Any team could make the same mistake twice in one race. The penalties NASCAR assessed Petty GMS likely stemmed from a high-level decision regarding how to set up both the team’s cars. Ditto for Sunday at Pocono and the Joe Gibbs Toyotas of Denny Hamlin and Kyle Busch. (An aside: JGR fielded two other cars in that race; observers are asking whether those cars might also have skirted the rules.)

But back on Labor Day weekend in 2017 at Darlington, Hamlin won twice in two days, only to have his No. 18 Toyota in the Xfinity Series and the No. 11 car in the Cup Series disqualified. Technically, NASCAR termed the results “encumbered” and didn’t strip the latter victory from its books. But his cars failed both post-race inspections every bit as much as your stoner roommate in the first semester of college failed his calculus final.

The “encumbered” terminology meant that NASCAR would leave the Cup Series standings intact, but the driver could not use the victory toward qualifying for the playoffs. That was moot in Hamlin’s case since he had already won at Loudon six weeks earlier. Joey Logano wasn’t as fortunate that year. NASCAR flagged his Richmond victory as encumbered, and the lack of another victory kept him out of the playoff field.

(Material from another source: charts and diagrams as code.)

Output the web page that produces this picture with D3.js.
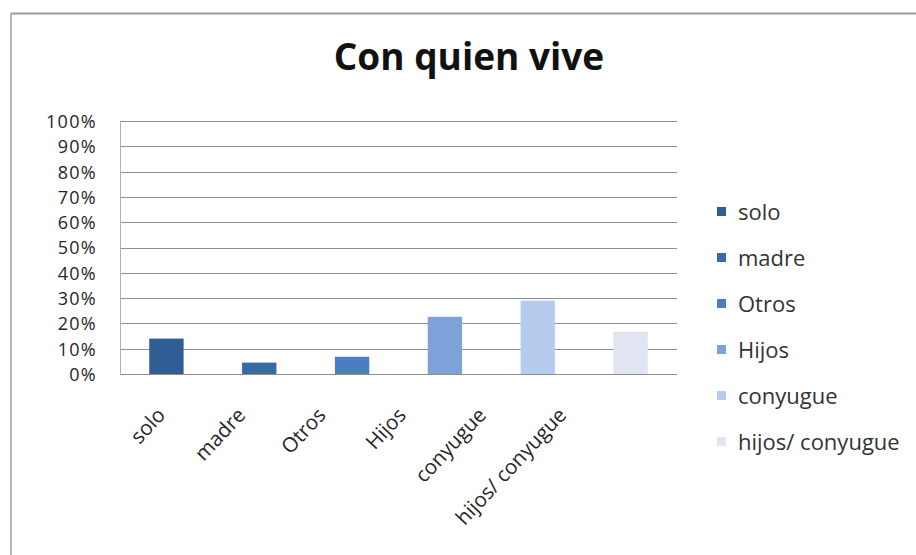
<!DOCTYPE html>
<html><head><meta charset="utf-8">
<script src="https://cdn.jsdelivr.net/npm/d3@7/dist/d3.min.js"></script>
<style>body{margin:0;background:#fff;}svg{display:block;}</style>
</head><body>
<svg id="c" width="916" height="555"></svg>
<script>
const categories = ["solo","madre","Otros","Hijos","conyugue","hijos/ conyugue"];
const values = [0.14, 0.045, 0.068, 0.226, 0.29, 0.167];
const colors = ["#2f5d94","#3a6aa6","#4b7dc0","#7ea2d8","#b6ccee","#e1e5f2"];
const yTicks = [0,0.1,0.2,0.3,0.4,0.5,0.6,0.7,0.8,0.9,1.0];
const title = "Con quien vive";

const svg = d3.select("#c");
const font = "'Open Sans', sans-serif";
// frame
svg.append("line").attr("x1",11).attr("x2",916).attr("y1",13.5).attr("y2",13.5).attr("stroke","#9a9a9a").attr("stroke-width",2);
svg.append("line").attr("x1",11).attr("x2",11).attr("y1",13).attr("y2",555).attr("stroke","#a0a0a0").attr("stroke-width",1.5);

const x = d3.scaleBand().domain(categories).range([120,677]).paddingInner(0.63).paddingOuter(0.315);
const xl = d3.scalePoint().domain(categories).range([166,567]);
const y = d3.scaleLinear().domain([0,1]).range([374,121]);

// gridlines
svg.append("g").selectAll("line").data(yTicks).join("line")
  .attr("x1",120).attr("x2",677).attr("y1",d=>Math.round(y(d))+0.5).attr("y2",d=>Math.round(y(d))+0.5)
  .attr("stroke","#8f8f8f").attr("stroke-width",1);
svg.append("line").attr("x1",120.5).attr("x2",120.5).attr("y1",121).attr("y2",375).attr("stroke","#b0b0b0");

// y axis labels
const yAxis = d3.axisLeft(y).tickValues(yTicks).tickFormat(d3.format(".0%")).tickSize(0).tickPadding(23);
const gy = svg.append("g").attr("transform","translate(120,0)").call(yAxis);
gy.select(".domain").remove();
gy.selectAll("text").attr("font-family",font).attr("font-size",18).attr("letter-spacing","1.3px")
  .attr("fill","#262626").attr("dy","0.36em");

// bars
svg.append("g").selectAll("rect").data(values).join("rect")
  .attr("x",(d,i)=>x(categories[i])).attr("width",x.bandwidth())
  .attr("y",d=>y(d)).attr("height",d=>y(0)-y(d))
  .attr("fill",(d,i)=>colors[i]);

// x labels
const xAxis = d3.axisBottom(xl).tickSize(0).tickPadding(0);
const gx = svg.append("g").attr("transform","translate(0,416)").call(xAxis);
gx.select(".domain").remove();
gx.selectAll("text").attr("font-family",font).attr("font-size",20.5).attr("fill","#262626")
  .attr("text-anchor","end").attr("dy",0).attr("y",0)
  .attr("transform","rotate(-47)");

// title
svg.append("text").attr("x",469).attr("y",70).attr("text-anchor","middle")
  .attr("font-family",font).attr("font-weight","bold").attr("font-size",37).attr("fill","#111").text(title);

// legend
const lg = svg.append("g").selectAll("g").data(categories).join("g")
  .attr("transform",(d,i)=>`translate(717,${212+i*46})`);
lg.append("rect").attr("x",0).attr("y",-5).attr("width",9).attr("height",9).attr("fill",(d,i)=>colors[i]);
lg.append("text").attr("x",21).attr("y",0).attr("dy","0.35em").attr("font-family",font).attr("font-size",22).attr("fill","#333").text(d=>d);
</script>
</body></html>
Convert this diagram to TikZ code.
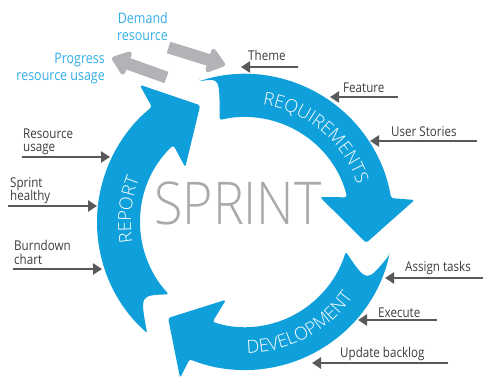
\documentclass[tikz,border=0pt]{standalone}
\usepackage{fontspec}
\usetikzlibrary{arrows.meta,calc,decorations.text}

\IfFontExistsTF{Open Sans Light}
  {\newfontfamily\thinfont[FakeStretch=0.88]{Open Sans Light}
   \newfontfamily\wordfont{Open Sans Light}}
  {\newfontfamily\thinfont[FakeStretch=0.88]{Open Sans}
   \newfontfamily\wordfont{Open Sans}}
\newfontfamily\plainfont[FakeStretch=0.86]{Open Sans}
\newcommand\ringtext{\wordfont\fontsize{18}{18}\selectfont}

\definecolor{ringblue}{HTML}{0FA0DB}
\definecolor{inkgray}{HTML}{58595B}
\definecolor{paleblock}{HTML}{B1B3B6}
\definecolor{sprintgray}{HTML}{A7A9AC}
\definecolor{labelgray}{HTML}{3C3C3C}
\definecolor{noteblue}{HTML}{33AEE5}

\begin{document}
\begin{tikzpicture}[x=1pt,y=1pt,>={Triangle[length=9pt,width=11pt]},
  ring/.style={fill=ringblue, rounded corners=2.5pt},
  feed/.style={->, color=inkgray, line width=2.4pt},
  block/.style={color=paleblock, line width=12pt, -{Triangle[length=19pt,width=28pt,round]}},
  lbl/.style={text=labelgray, font=\plainfont\fontsize{13.5}{13.5}\selectfont, align=left, inner sep=0pt},
  note/.style={text=noteblue, font=\plainfont\fontsize{14.5}{17}\selectfont, align=right, inner sep=0pt}]

\useasboundingbox (0,0) rectangle (484,380);
\coordinate (C) at (245,158);

% define the ring arrows
\fill[ring] ($(C)+(108:148)$) arc[start angle=108, end angle=9.3, radius=148pt]
  -- ($(C)+(7.4:171)$) -- ($(C)+(-9.8:123)$) -- ($(C)+(18.4:79)$) -- ($(C)+(13.6:105)$)
  arc[start angle=13.6, end angle=104, radius=105pt]
  .. controls ($(C)+(100:146)$) .. ($(C)+(108:148)$) -- cycle;
\fill[ring] ($(C)+(-13:148)$) arc[start angle=-13, end angle=-112, radius=148pt]
  -- ($(C)+(-112.6:169)$) -- ($(C)+(-128.7:123)$) -- ($(C)+(-103.7:80)$) -- ($(C)+(-108:105)$)
  arc[start angle=-108, end angle=-16.4, radius=105pt]
  .. controls ($(C)+(-26.5:136)$) .. ($(C)+(-13:148)$) -- cycle;
\fill[ring] ($(C)+(228.6:148)$) arc[start angle=228.6, end angle=129, radius=148pt]
  -- ($(C)+(127.5:173)$) -- ($(C)+(111:125)$) -- ($(C)+(137.5:81)$) -- ($(C)+(133:105)$)
  arc[start angle=133, end angle=223.5, radius=105pt]
  .. controls ($(C)+(215:128)$) .. ($(C)+(228.6:148)$) -- cycle;

% the words on the ring
\path[decorate, decoration={text along path, text align=center, text color=white,
  text={|\ringtext|REQUIREMENTS}}]
  ($(C)+(110:118.5)$) arc[start angle=110, end angle=-10, radius=118.5pt];
\path[decorate, decoration={text along path, text align=center, text color=white,
  text={|\ringtext|DEVELOPMENT}}]
  ($(C)+(-122:131.5)$) arc[start angle=-122, end angle=-2, radius=131.5pt];
\path[decorate, decoration={text along path, text align=center, text color=white,
  text={|\ringtext|REPORT}}]
  ($(C)+(234:114)$) arc[start angle=234, end angle=114, radius=114pt];

\node[font=\thinfont\fontsize{59}{59}\selectfont, text=sprintgray, anchor=base, inner sep=0pt]
  (sprint) at (238,155) {SPRINT};

% define the inputs (base = last line)
\node[lbl, anchor=base west] (theme)    at (248,319) {Theme};
\node[lbl, anchor=base west] (feature)  at (343,287) {Feature};
\node[lbl, anchor=base west] (stories)  at (391,243) {User Stories};
\node[lbl, anchor=base west] (assign)   at (405,108) {Assign tasks};
\node[lbl, anchor=base west] (execute)  at (378,63)  {Execute};
\node[lbl, anchor=base west] (backlog)  at (340,23)  {Update backlog};
\node[lbl, anchor=base west] (usage)    at (23,228)  {Resource\\usage};
\node[lbl, anchor=base west] (healthy)  at (10,179)  {Sprint\\healthy};
\node[lbl, anchor=base west] (burndown) at (14,116)  {Burndown\\chart};

\coordinate (theme0) at (298,313);    \coordinate (theme1) at (241,313);
\coordinate (feature0) at (398,283);  \coordinate (feature1) at (330,283);
\coordinate (stories0) at (477,239);  \coordinate (stories1) at (370,239);
\coordinate (assign0) at (483,102);   \coordinate (assign1) at (385,102);
\coordinate (execute0) at (437,60);   \coordinate (execute1) at (358,60);
\coordinate (backlog0) at (448,17);   \coordinate (backlog1) at (312,17);
\coordinate (usage0) at (22,223);     \coordinate (usage1) at (110,223);
\coordinate (healthy0) at (8,174);    \coordinate (healthy1) at (97,174);
\coordinate (burndown0) at (13,111);  \coordinate (burndown1) at (102,111);

\path[feed] (theme0) edge (theme1)
            (feature0) edge (feature1)
            (stories0) edge (stories1)
            (assign0) edge (assign1)
            (execute0) edge (execute1)
            (backlog0) edge (backlog1)
            (usage0) edge (usage1)
            (healthy0) edge (healthy1)
            (burndown0) edge (burndown1);

% resource loop
\node[note, anchor=base east] (demand)   at (168,339) {Demand\\resource};
\node[note, anchor=base east] (progress) at (105,299) {Progress\\resource usage};
\coordinate (demand0) at (168.5,332.5);   \coordinate (demand1) at (225,315);
\coordinate (progress0) at (166.5,302.5); \coordinate (progress1) at (112,322);
\path[block] (demand0) edge (demand1)
             (progress0) edge (progress1);

\end{tikzpicture}
\end{document}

Why did NASCAR treat Hamlin’s two Cup Series DQ’s differently?

Understandably, it’s embarrassing when the inspection of the winning car after the crowd departs requires NASCAR to act. Fans leave the track believing one driver won the race and arrive home learning someone else got the credit and the first-place check.

That helps explain the “encumbered” lingo that NASCAR decided to use in 2016-17 to handle the awkward situations triggered by the winning cars of Denny Hamlin and Joey Logano failing inspection in separate races.

However, NASCAR changed its philosophy before the 2019 season by declaring that any race winners from its three national series found to have an L1 penalty following the race would be disqualified. The penalty carries with it the loss of all points for the day. Teams can appeal by filing notice before noon on Monday.

“We’re changing the culture,” explained Steve O’Donnell, NASCAR executive vice president and chief racing development officer at the time. “Our industry understands the need to focus on what happens on the race track. We cannot allow inspection and penalties to continue to be a prolonged storyline.”

That began the policy of inspecting the first- and second-place cars as well as one more vehicle at random. NASCAR’s stated goal at the time was to finish the process within 90 minutes of the conclusion of the race.

“When you leave the race track on Sunday night, you’ll know who the race winner is from our perspective,” O’Donnell said.